While the silky sweaty sexy “I Want Your Body” was the second single, there wasn’t a video shot for it. Instead, it was around this time that it seemed that Atlantic Records began losing interest in their Black new wave experiment and suddenly wanted Madame X to transform themselves into a more traditional trio. As they began recording their sophomore project, Alisa Randolph was being pushed towards the foreground with Isis and Valerie supplying the backgrounds.
“That really splintered the group and Isis was done,” Valerie recalls. “After she left, Sylvia Rhone suggested me and Alisa become a duo, but I felt like the other guy in WHAM. One day, when Alisa and I left the studio, I walked her to her car and told her I was leaving. Iris nor I ever sent in any resignation papers, we didn’t show up.

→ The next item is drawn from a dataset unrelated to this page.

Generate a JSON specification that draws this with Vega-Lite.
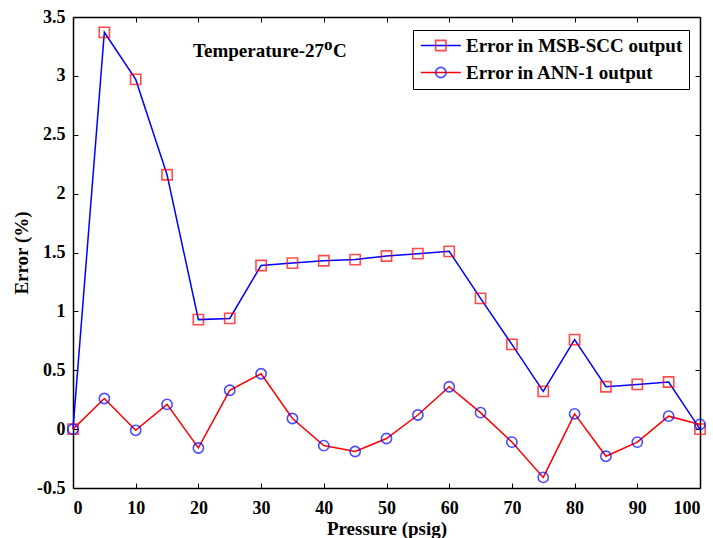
{
  "$schema": "https://vega.github.io/schema/vega-lite/v6.json",
  "width": 627,
  "height": 471,
  "autosize": "none",
  "padding": {"left": 73, "top": 17, "right": 13, "bottom": 50},
  "background": "white",
  "config": {
    "font": "Liberation Serif",
    "view": {"stroke": null},
    "axis": {
      "labelFont": "Liberation Serif", "labelFontWeight": "bold", "labelFontSize": 18, "labelColor": "black",
      "titleFont": "Liberation Serif", "titleFontWeight": "bold", "titleFontSize": 19, "titleColor": "black",
      "domainColor": "black", "domainWidth": 1.5, "tickColor": "black", "tickWidth": 1, "tickSize": -5,
      "grid": false
    }
  },
  "datasets": {
    "pts": [
      {"p": 0, "v": 0.0, "s1": "Error in MSB-SCC output", "s2": "MSB-SCC"},
      {"p": 5, "v": 3.37, "s1": "Error in MSB-SCC output", "s2": "MSB-SCC"},
      {"p": 10, "v": 2.97, "s1": "Error in MSB-SCC output", "s2": "MSB-SCC"},
      {"p": 15, "v": 2.16, "s1": "Error in MSB-SCC output", "s2": "MSB-SCC"},
      {"p": 20, "v": 0.93, "s1": "Error in MSB-SCC output", "s2": "MSB-SCC"},
      {"p": 25, "v": 0.94, "s1": "Error in MSB-SCC output", "s2": "MSB-SCC"},
      {"p": 30, "v": 1.39, "s1": "Error in MSB-SCC output", "s2": "MSB-SCC"},
      {"p": 35, "v": 1.41, "s1": "Error in MSB-SCC output", "s2": "MSB-SCC"},
      {"p": 40, "v": 1.43, "s1": "Error in MSB-SCC output", "s2": "MSB-SCC"},
      {"p": 45, "v": 1.44, "s1": "Error in MSB-SCC output", "s2": "MSB-SCC"},
      {"p": 50, "v": 1.47, "s1": "Error in MSB-SCC output", "s2": "MSB-SCC"},
      {"p": 55, "v": 1.49, "s1": "Error in MSB-SCC output", "s2": "MSB-SCC"},
      {"p": 60, "v": 1.51, "s1": "Error in MSB-SCC output", "s2": "MSB-SCC"},
      {"p": 65, "v": 1.11, "s1": "Error in MSB-SCC output", "s2": "MSB-SCC"},
      {"p": 70, "v": 0.72, "s1": "Error in MSB-SCC output", "s2": "MSB-SCC"},
      {"p": 75, "v": 0.32, "s1": "Error in MSB-SCC output", "s2": "MSB-SCC"},
      {"p": 80, "v": 0.76, "s1": "Error in MSB-SCC output", "s2": "MSB-SCC"},
      {"p": 85, "v": 0.36, "s1": "Error in MSB-SCC output", "s2": "MSB-SCC"},
      {"p": 90, "v": 0.38, "s1": "Error in MSB-SCC output", "s2": "MSB-SCC"},
      {"p": 95, "v": 0.40, "s1": "Error in MSB-SCC output", "s2": "MSB-SCC"},
      {"p": 100, "v": 0.0, "s1": "Error in MSB-SCC output", "s2": "MSB-SCC"},
      {"p": 0, "v": 0.0, "s1": "Error in ANN-1 output", "s2": "ANN-1"},
      {"p": 5, "v": 0.26, "s1": "Error in ANN-1 output", "s2": "ANN-1"},
      {"p": 10, "v": -0.01, "s1": "Error in ANN-1 output", "s2": "ANN-1"},
      {"p": 15, "v": 0.21, "s1": "Error in ANN-1 output", "s2": "ANN-1"},
      {"p": 20, "v": -0.16, "s1": "Error in ANN-1 output", "s2": "ANN-1"},
      {"p": 25, "v": 0.33, "s1": "Error in ANN-1 output", "s2": "ANN-1"},
      {"p": 30, "v": 0.47, "s1": "Error in ANN-1 output", "s2": "ANN-1"},
      {"p": 35, "v": 0.09, "s1": "Error in ANN-1 output", "s2": "ANN-1"},
      {"p": 40, "v": -0.14, "s1": "Error in ANN-1 output", "s2": "ANN-1"},
      {"p": 45, "v": -0.19, "s1": "Error in ANN-1 output", "s2": "ANN-1"},
      {"p": 50, "v": -0.08, "s1": "Error in ANN-1 output", "s2": "ANN-1"},
      {"p": 55, "v": 0.12, "s1": "Error in ANN-1 output", "s2": "ANN-1"},
      {"p": 60, "v": 0.36, "s1": "Error in ANN-1 output", "s2": "ANN-1"},
      {"p": 65, "v": 0.14, "s1": "Error in ANN-1 output", "s2": "ANN-1"},
      {"p": 70, "v": -0.11, "s1": "Error in ANN-1 output", "s2": "ANN-1"},
      {"p": 75, "v": -0.41, "s1": "Error in ANN-1 output", "s2": "ANN-1"},
      {"p": 80, "v": 0.13, "s1": "Error in ANN-1 output", "s2": "ANN-1"},
      {"p": 85, "v": -0.23, "s1": "Error in ANN-1 output", "s2": "ANN-1"},
      {"p": 90, "v": -0.11, "s1": "Error in ANN-1 output", "s2": "ANN-1"},
      {"p": 95, "v": 0.11, "s1": "Error in ANN-1 output", "s2": "ANN-1"},
      {"p": 100, "v": 0.04, "s1": "Error in ANN-1 output", "s2": "ANN-1"}
    ],
    "note": [
      {"p": 40.03, "v": 3.16, "t1": "Temperature-27", "t2": "o", "t3": "C"}
    ]
  },
  "layer": [
    {
      "data": {"name": "pts"},
      "mark": {"type": "point", "opacity": 0},
      "encoding": {
        "x": {"field": "p", "type": "quantitative", "scale": {"domain": [0, 100], "nice": false, "zero": false},
              "axis": {"orient": "top", "labels": false, "title": null, "values": [0,10,20,30,40,50,60,70,80,90,100]}},
        "y": {"field": "v", "type": "quantitative", "scale": {"domain": [-0.5, 3.5], "nice": false, "zero": false},
              "axis": {"orient": "right", "labels": false, "title": null, "values": [-0.5,0,0.5,1,1.5,2,2.5,3,3.5]}}
      }
    },
    {
      "layer": [
        {
          "data": {"name": "pts"},
          "mark": {"type": "line", "strokeWidth": 1.5},
          "encoding": {
            "x": {"field": "p", "type": "quantitative",
                  "axis": {"orient": "bottom", "title": "Pressure (psig)", "values": [0,10,20,30,40,50,60,70,80,90,100], "labelPadding": 16, "titlePadding": 2}},
            "y": {"field": "v", "type": "quantitative",
                  "axis": {"orient": "left", "title": "Error (%)", "values": [-0.5,0,0.5,1,1.5,2,2.5,3,3.5], "labelExpr": "datum.value + ''", "labelPadding": 13, "titlePadding": 5}},
            "stroke": {"field": "s1", "type": "nominal",
                       "scale": {"domain": ["Error in MSB-SCC output", "Error in ANN-1 output"], "range": ["#0000ff", "#ff0000"]},
                       "legend": {"orient": "none", "legendX": 340, "legendY": 13, "title": null,
                                  "symbolType": "M-3.9,0H3.9", "symbolSize": 105, "symbolStrokeWidth": 1.5, "symbolOffset": 12.3,
                                  "labelFont": "Liberation Serif", "labelFontWeight": "bold", "labelFontSize": 19, "labelColor": "black", "labelLimit": 400,
                                  "labelOffset": 15.7, "rowPadding": 7, "padding": 6,
                                  "strokeColor": "black", "fillColor": null}}
          }
        },
        {
          "data": {"name": "pts"},
          "mark": {"type": "point", "filled": false, "strokeWidth": 1.6, "size": 105},
          "encoding": {
            "x": {"field": "p", "type": "quantitative"},
            "y": {"field": "v", "type": "quantitative"},
            "color": {"field": "s2", "type": "nominal",
                      "scale": {"domain": ["MSB-SCC", "ANN-1"], "range": ["#ff0000", "#0000ff"]},
                      "legend": {"orient": "none", "legendX": 340, "legendY": 13, "title": null,
                                 "labelFont": "Liberation Serif", "labelFontWeight": "bold", "labelFontSize": 19, "labelColor": "transparent", "labelLimit": 400,
                                 "labelOffset": 15.7, "rowPadding": 7, "padding": 6, "symbolOffset": 12.3,
                                 "symbolStrokeWidth": 1.6, "symbolSize": 105}},
            "shape": {"field": "s2", "type": "nominal",
                      "scale": {"domain": ["MSB-SCC", "ANN-1"], "range": ["square", "circle"]}}
          }
        },
        {
          "data": {"name": "note"},
          "mark": {"type": "text", "font": "Liberation Serif", "fontWeight": "bold", "fontSize": 19, "align": "right", "baseline": "alphabetic", "color": "black"},
          "encoding": {"x": {"field": "p", "type": "quantitative"}, "y": {"field": "v", "type": "quantitative"}, "text": {"field": "t1"}}
        },
        {
          "data": {"name": "note"},
          "mark": {"type": "text", "font": "Liberation Serif", "fontWeight": "bold", "fontSize": 17, "align": "left", "baseline": "alphabetic", "dx": 0, "dy": -7, "color": "black"},
          "encoding": {"x": {"field": "p", "type": "quantitative"}, "y": {"field": "v", "type": "quantitative"}, "text": {"field": "t2"}}
        },
        {
          "data": {"name": "note"},
          "mark": {"type": "text", "font": "Liberation Serif", "fontWeight": "bold", "fontSize": 19, "align": "left", "baseline": "alphabetic", "dx": 9, "color": "black"},
          "encoding": {"x": {"field": "p", "type": "quantitative"}, "y": {"field": "v", "type": "quantitative"}, "text": {"field": "t3"}}
        }
      ]
    }
  ],
  "resolve": {"axis": {"x": "independent", "y": "independent"}}
}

They wanted to change our direction; they wanted us to be more R&B than we were. Alisa’s solo album (self-titled, 1990) was supposed to be Madame X’s second. But, we knew it wasn’t personal and we all still stayed friends.”
While Alisa’s album was also produced by Bernadette Cooper, there was no comparison the eccentric beauty and sonic inventiveness of Madame X, and I’m sure that’s the way the record company wanted it. “I always felt we were doing something special,” Valerie says, “but sometimes when you’re a forward thinker, people don’t always get you.”